• [STATED GOAL]
Leaving out every picture, retype the lines below from the top through the one that contains "ax.axis('off')".

• [SUPPLIED DATA]

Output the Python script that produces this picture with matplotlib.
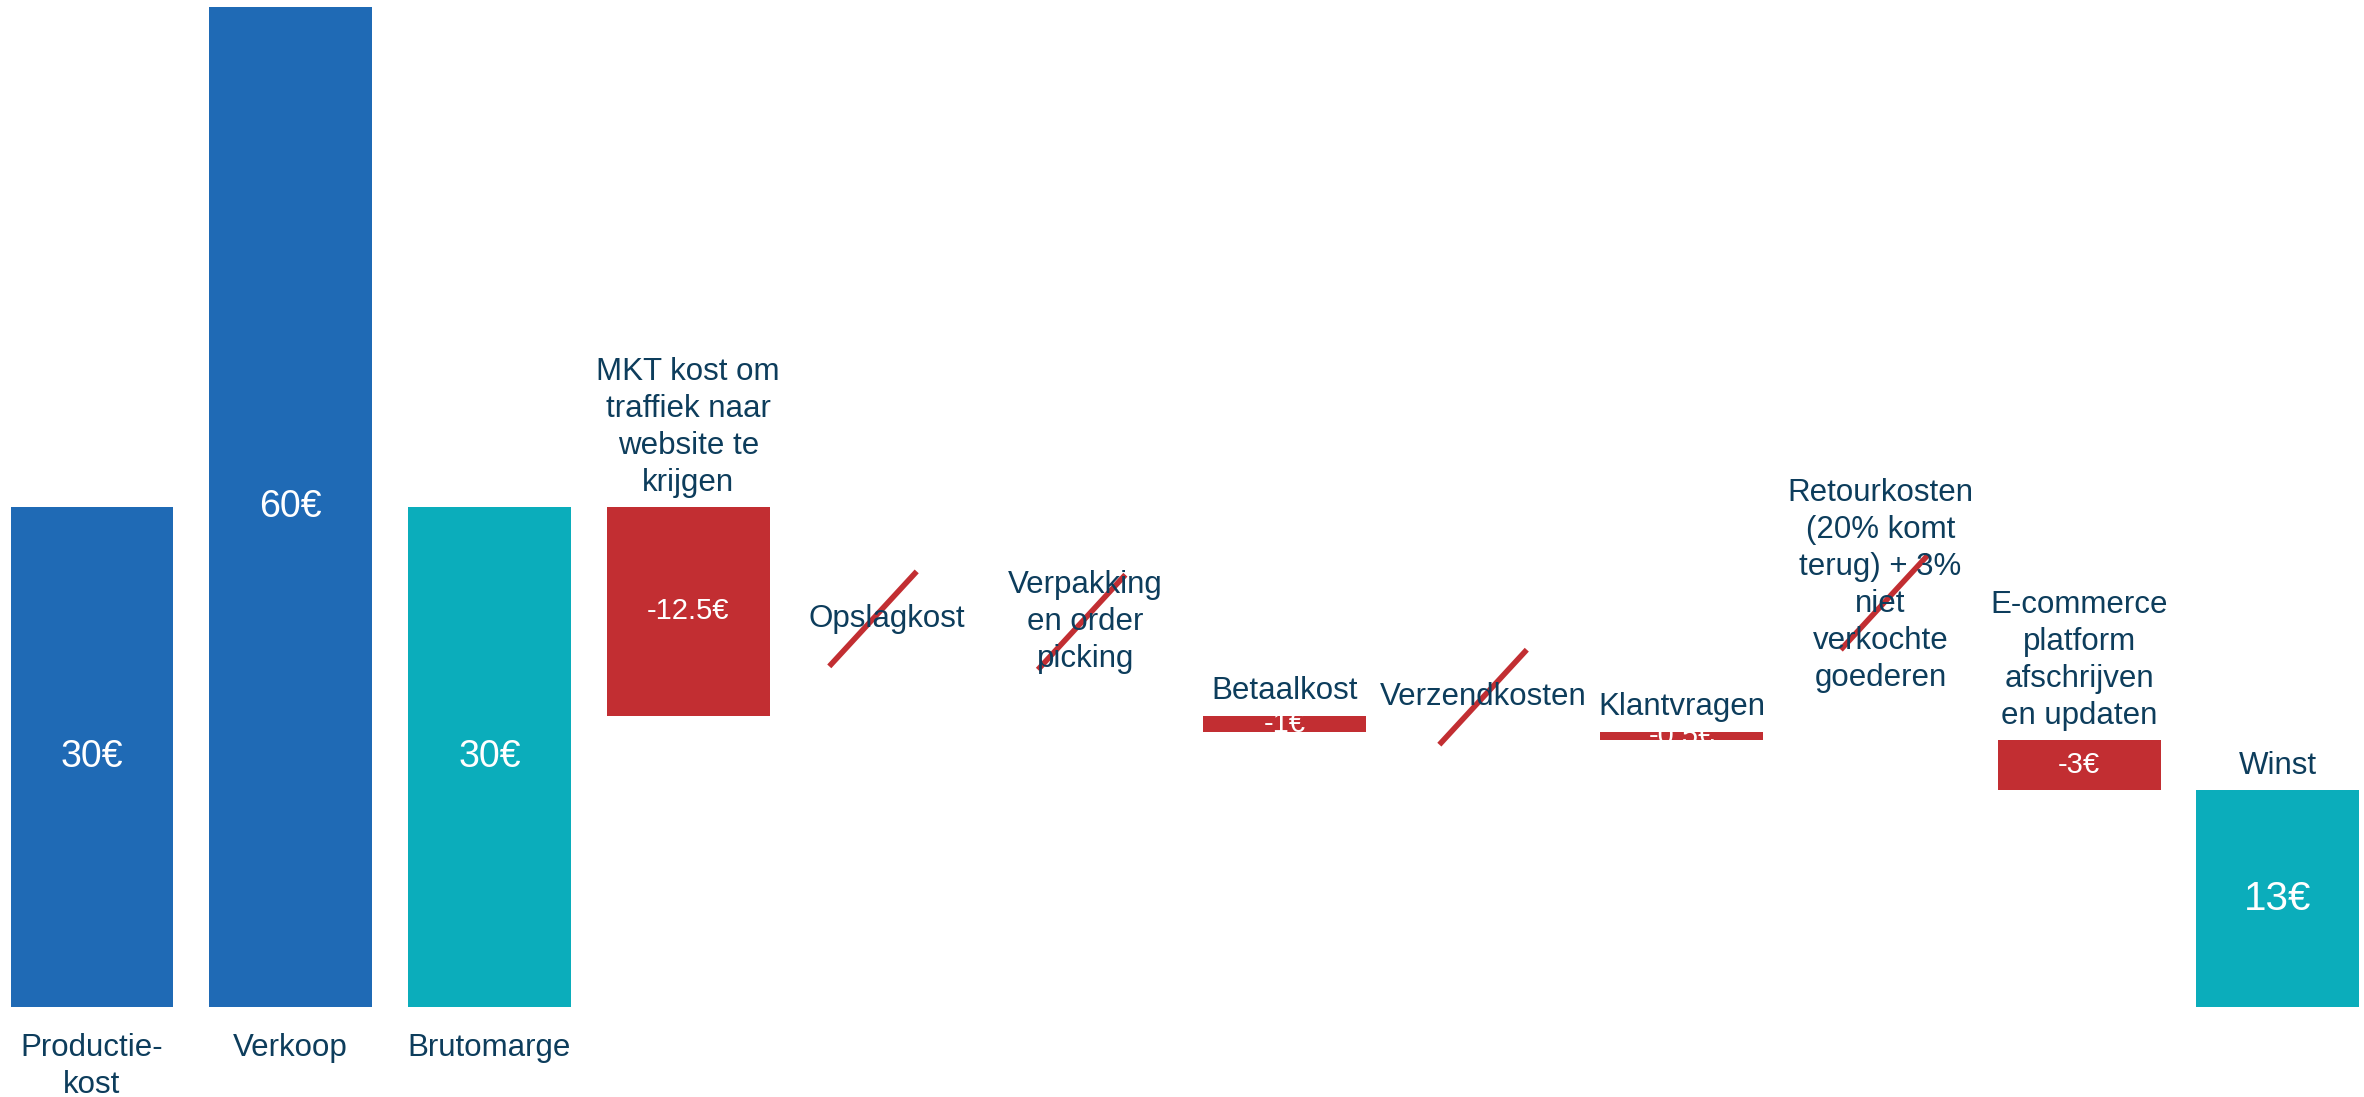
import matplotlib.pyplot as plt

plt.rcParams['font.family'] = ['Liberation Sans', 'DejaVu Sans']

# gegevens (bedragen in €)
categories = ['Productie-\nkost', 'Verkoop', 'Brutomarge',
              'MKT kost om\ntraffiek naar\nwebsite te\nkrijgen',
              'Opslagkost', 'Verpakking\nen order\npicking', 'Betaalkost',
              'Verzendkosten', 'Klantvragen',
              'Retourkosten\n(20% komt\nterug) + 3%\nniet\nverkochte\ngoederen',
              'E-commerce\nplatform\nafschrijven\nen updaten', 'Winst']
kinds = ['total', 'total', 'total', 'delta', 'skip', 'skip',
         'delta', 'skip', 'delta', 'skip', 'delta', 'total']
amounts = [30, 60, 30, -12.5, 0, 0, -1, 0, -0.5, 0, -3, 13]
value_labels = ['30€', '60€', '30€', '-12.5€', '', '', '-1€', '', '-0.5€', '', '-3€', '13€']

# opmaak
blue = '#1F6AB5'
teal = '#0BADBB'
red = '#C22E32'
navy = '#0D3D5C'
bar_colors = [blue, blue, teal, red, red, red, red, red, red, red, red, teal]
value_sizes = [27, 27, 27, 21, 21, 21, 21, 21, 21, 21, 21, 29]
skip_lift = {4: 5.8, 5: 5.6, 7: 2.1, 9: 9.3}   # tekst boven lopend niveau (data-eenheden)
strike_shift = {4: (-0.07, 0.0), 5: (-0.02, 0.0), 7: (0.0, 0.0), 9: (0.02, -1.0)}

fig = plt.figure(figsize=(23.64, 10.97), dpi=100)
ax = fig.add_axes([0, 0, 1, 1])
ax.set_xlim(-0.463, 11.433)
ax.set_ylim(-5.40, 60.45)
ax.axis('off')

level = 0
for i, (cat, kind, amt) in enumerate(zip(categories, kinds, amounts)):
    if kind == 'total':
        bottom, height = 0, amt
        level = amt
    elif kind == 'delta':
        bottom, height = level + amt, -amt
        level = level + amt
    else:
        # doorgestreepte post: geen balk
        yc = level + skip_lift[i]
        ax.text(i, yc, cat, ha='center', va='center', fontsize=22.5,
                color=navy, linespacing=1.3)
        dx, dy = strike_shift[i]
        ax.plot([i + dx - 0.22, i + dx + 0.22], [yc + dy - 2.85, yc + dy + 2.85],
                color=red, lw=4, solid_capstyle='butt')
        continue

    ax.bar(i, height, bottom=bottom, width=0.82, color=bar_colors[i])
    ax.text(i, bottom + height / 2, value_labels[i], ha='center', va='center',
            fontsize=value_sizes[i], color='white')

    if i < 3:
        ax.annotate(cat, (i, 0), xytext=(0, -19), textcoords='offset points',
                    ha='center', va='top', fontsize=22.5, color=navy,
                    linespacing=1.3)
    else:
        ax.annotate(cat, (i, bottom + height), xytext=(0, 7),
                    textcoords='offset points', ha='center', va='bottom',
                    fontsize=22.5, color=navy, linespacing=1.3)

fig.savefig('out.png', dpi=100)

• [OUTPUT FOR THIS EXERCISE]
Output the Python script that produces this picture with matplotlib.
import matplotlib.pyplot as plt

plt.rcParams['font.family'] = ['Liberation Sans', 'DejaVu Sans']

# gegevens (bedragen in €)
categories = ['Productie-\nkost', 'Verkoop', 'Brutomarge',
              'MKT kost om\ntraffiek naar\nwebsite te\nkrijgen',
              'Opslagkost', 'Verpakking\nen order\npicking', 'Betaalkost',
              'Verzendkosten', 'Klantvragen',
              'Retourkosten\n(20% komt\nterug) + 3%\nniet\nverkochte\ngoederen',
              'E-commerce\nplatform\nafschrijven\nen updaten', 'Winst']
kinds = ['total', 'total', 'total', 'delta', 'skip', 'skip',
         'delta', 'skip', 'delta', 'skip', 'delta', 'total']
amounts = [30, 60, 30, -12.5, 0, 0, -1, 0, -0.5, 0, -3, 13]
value_labels = ['30€', '60€', '30€', '-12.5€', '', '', '-1€', '', '-0.5€', '', '-3€', '13€']

# opmaak
blue = '#1F6AB5'
teal = '#0BADBB'
red = '#C22E32'
navy = '#0D3D5C'
bar_colors = [blue, blue, teal, red, red, red, red, red, red, red, red, teal]
value_sizes = [27, 27, 27, 21, 21, 21, 21, 21, 21, 21, 21, 29]
skip_lift = {4: 5.8, 5: 5.6, 7: 2.1, 9: 9.3}   # tekst boven lopend niveau (data-eenheden)
strike_shift = {4: (-0.07, 0.0), 5: (-0.02, 0.0), 7: (0.0, 0.0), 9: (0.02, -1.0)}

fig = plt.figure(figsize=(23.64, 10.97), dpi=100)
ax = fig.add_axes([0, 0, 1, 1])
ax.set_xlim(-0.463, 11.433)
ax.set_ylim(-5.40, 60.45)
ax.axis('off')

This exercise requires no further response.